Taking too many selfies may cause wrinkles, experts have claimed.
Dermatologists believe that regularly exposing the face to the light and electromagnetic radiation from smartphones can damage the skin - accelerating the aging process. Some doctors even claim they can tell which hand a person holds their phone in just by looking at which side of the face is most damaged.
Speaking at the Facial Aesthetic Conference and Exhibition - or FACE - in London yesterday, experts said even the blue light emitted from smartphone screens can promote wrinkles. The problem has never been documented, but doctors insisted that the magnetic waves produced by modern gadgets damage the skin in a similar way that too much exposure to the sun causes wrinkles.
Dr Simon Zokaie, medical director of the Linia Skin Clinic in Harley Street, said: ‘Those who take a lot of selfies and bloggers should worry.
‘I think there is a gap in the market for products which protect because I know there are people who take lots of selfies, and bloggers who come to me and I have seen that there is damage there and there ageing taking place.’
He told the Daily Telegraph: ‘It’s a different wavelength of radiation so sunscreen will not block it.’

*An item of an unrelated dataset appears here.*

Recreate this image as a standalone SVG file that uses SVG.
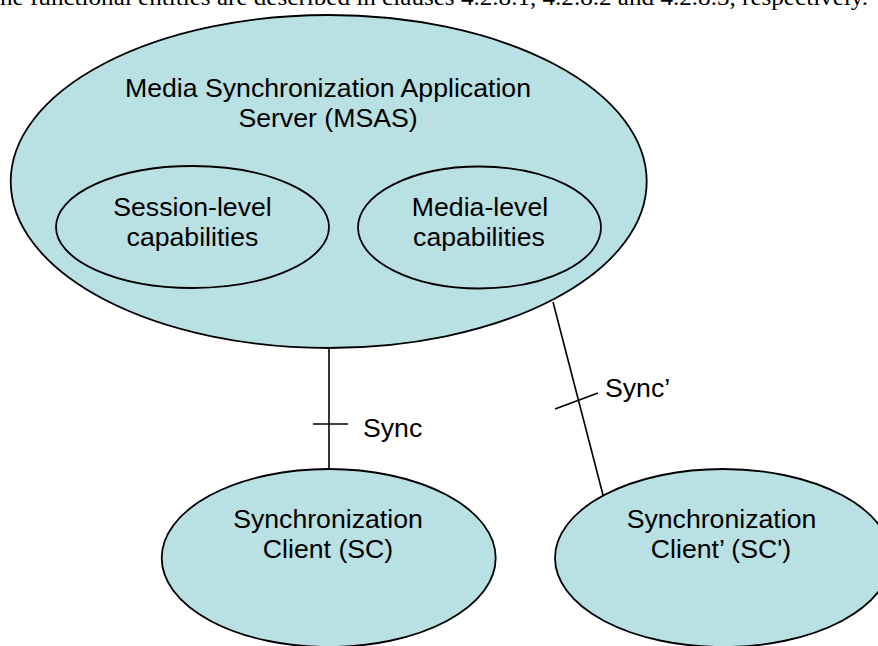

Dermatologist Dr Zein Obagi, of the Obagi Skin health Institute in Beverley Hills, added: ‘Your cell phone will damage your skin.
‘It’s not documented, but in my clinical observation, I can tell whether someone uses their right hand or left hand to hold their phone.

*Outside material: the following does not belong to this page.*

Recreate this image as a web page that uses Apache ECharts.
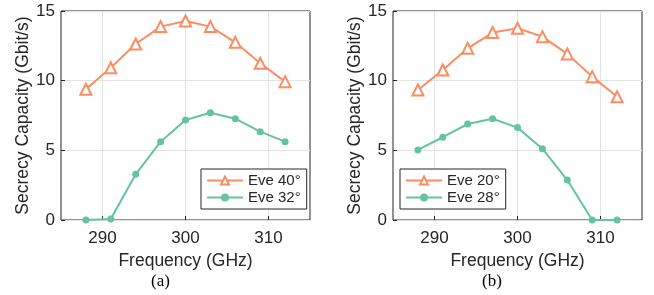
<!DOCTYPE html>
<html>
<head>
<meta charset="utf-8">
<script src="https://cdn.jsdelivr.net/npm/echarts@6/dist/echarts.min.js"></script>
<style>
  html, body { margin: 0; padding: 0; background: #fff; }
  #root { width: 654px; height: 295px; }
</style>
</head>
<body>
<div id="root"></div>
<script>
// frequency points (GHz)
var freqs = [288, 291, 294, 297, 300, 303, 306, 309, 312]
// panel (a)
var eve40 = [9.38, 10.93, 12.63, 13.88, 14.28, 13.88, 12.75, 11.25, 9.93]
var eve32 = [0, 0.07, 3.28, 5.62, 7.18, 7.70, 7.27, 6.34, 5.62]
// panel (b)
var eve20 = [9.33, 10.77, 12.32, 13.45, 13.76, 13.16, 11.92, 10.29, 8.85]
var eve28 = [5.03, 5.94, 6.89, 7.27, 6.63, 5.12, 2.87, 0, 0]
var xTicks = [290, 300, 310]

var orange = '#fc8d62'
var green = '#66c2a5'
var ink = '#262626'
var font = 'Liberation Sans'

function pairs (ys) {
    return freqs.map(function (f, i) { return [f, ys[i]] })
}

function xAxisFor (idx) {
    return {
        type: 'value', gridIndex: idx, min: 285, max: 315,
        name: 'Frequency (GHz)', nameLocation: 'middle', nameGap: 26,
        nameTextStyle: { color: ink, fontSize: 17.5, fontFamily: font },
        axisLine: { show: false },
        axisTick: { inside: true, length: 4, customValues: xTicks, lineStyle: { color: ink } },
        axisLabel: { customValues: xTicks, margin: 10, color: ink, fontSize: 17, fontFamily: font },
        splitLine: { show: true, lineStyle: { color: '#e3e3e3', width: 1 } }
    }
}

function yAxisFor (idx) {
    return {
        type: 'value', gridIndex: idx, min: 0, max: 15, interval: 5,
        name: 'Secrecy Capacity (Gbit/s)', nameLocation: 'middle', nameGap: 27,
        nameTextStyle: { color: ink, fontSize: 17.5, fontFamily: font },
        axisLine: { show: false },
        axisTick: { show: true, inside: true, length: 4, lineStyle: { color: ink } },
        axisLabel: { margin: 6, color: ink, fontSize: 17, fontFamily: font },
        splitLine: { show: true, lineStyle: { color: '#e3e3e3', width: 1 } }
    }
}

function triSeries (name, ys, idx) {
    return {
        name: name, type: 'line', xAxisIndex: idx, yAxisIndex: idx, data: pairs(ys),
        symbol: 'triangle', symbolSize: 11, showAllSymbol: true,
        lineStyle: { color: orange, width: 2 },
        itemStyle: { color: '#fff', borderColor: orange, borderWidth: 2 },
        animation: false
    }
}

function dotSeries (name, ys, idx) {
    return {
        name: name, type: 'line', xAxisIndex: idx, yAxisIndex: idx, data: pairs(ys),
        symbol: 'circle', symbolSize: 7, showAllSymbol: true,
        lineStyle: { color: green, width: 2 },
        itemStyle: { color: green, borderColor: green, borderWidth: 0 },
        animation: false
    }
}

function legendFor (names, left) {
    return {
        data: names, orient: 'vertical', left: left, top: 169,
        itemWidth: 36, itemHeight: 10, itemGap: 2, padding: [4, 6, 4, 5],
        backgroundColor: '#fff', borderColor: ink, borderWidth: 1,
        textStyle: { color: ink, fontSize: 15, fontFamily: font }
    }
}

var chart = echarts.init(document.getElementById('root'))
chart.setOption({
    animation: false,
    grid: [
        { left: 61, top: 11, width: 249, height: 209, show: true, borderColor: ink, borderWidth: 1 },
        { left: 393, top: 11, width: 249, height: 209, show: true, borderColor: ink, borderWidth: 1 }
    ],
    xAxis: [xAxisFor(0), xAxisFor(1)],
    yAxis: [yAxisFor(0), yAxisFor(1)],
    legend: [
        legendFor(['Eve 40°', 'Eve 32°'], 201),
        legendFor(['Eve 20°', 'Eve 28°'], 400)
    ],
    graphic: [
        { type: 'text', left: 151, top: 273, style: { text: '(a)', font: '17px "Liberation Serif"', fill: '#000' } },
        { type: 'text', left: 482, top: 273, style: { text: '(b)', font: '17px "Liberation Serif"', fill: '#000' } }
    ],
    series: [
        triSeries('Eve 40°', eve40, 0),
        dotSeries('Eve 32°', eve32, 0),
        triSeries('Eve 20°', eve20, 1),
        dotSeries('Eve 28°', eve28, 1)
    ]
})
</script>
</body>
</html>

'You start to see dull dirty looking texture that you cannot identify on one side of the face.
‘I think we need to create a defence mechanism, light has some sort of magnetic think that is happening to the skin.
‘This magnetic field is altering the minerals in the skin. A sunscreen will not protect you. But if you saturate your skin with anti-oxidants it can help prevent DNA damage from electronic devices.’
Some think that electromagnetic radiation from mobile phones ages skin by damaging the DNA. It can cause breaks in the DNA strand which can prevent skin repairing itself and increases stress on skin cells.
The experts also argued that most over-the-counter moisturisers and oils do not work and may make skin worse, and that ‘a good scrub’ is the best way to keep skin healthy.
Dr Obagi told the Telegraph: ‘You cannot hydrate the skin from the outside. We have to stimulate the skin to bring back hydration from within.
‘When you put your hand in the water for half an hour you see it white and crinkly you don’t see any more hydration. There is a reason that women have more problems with sensitive skin than men. It’s because women use products.’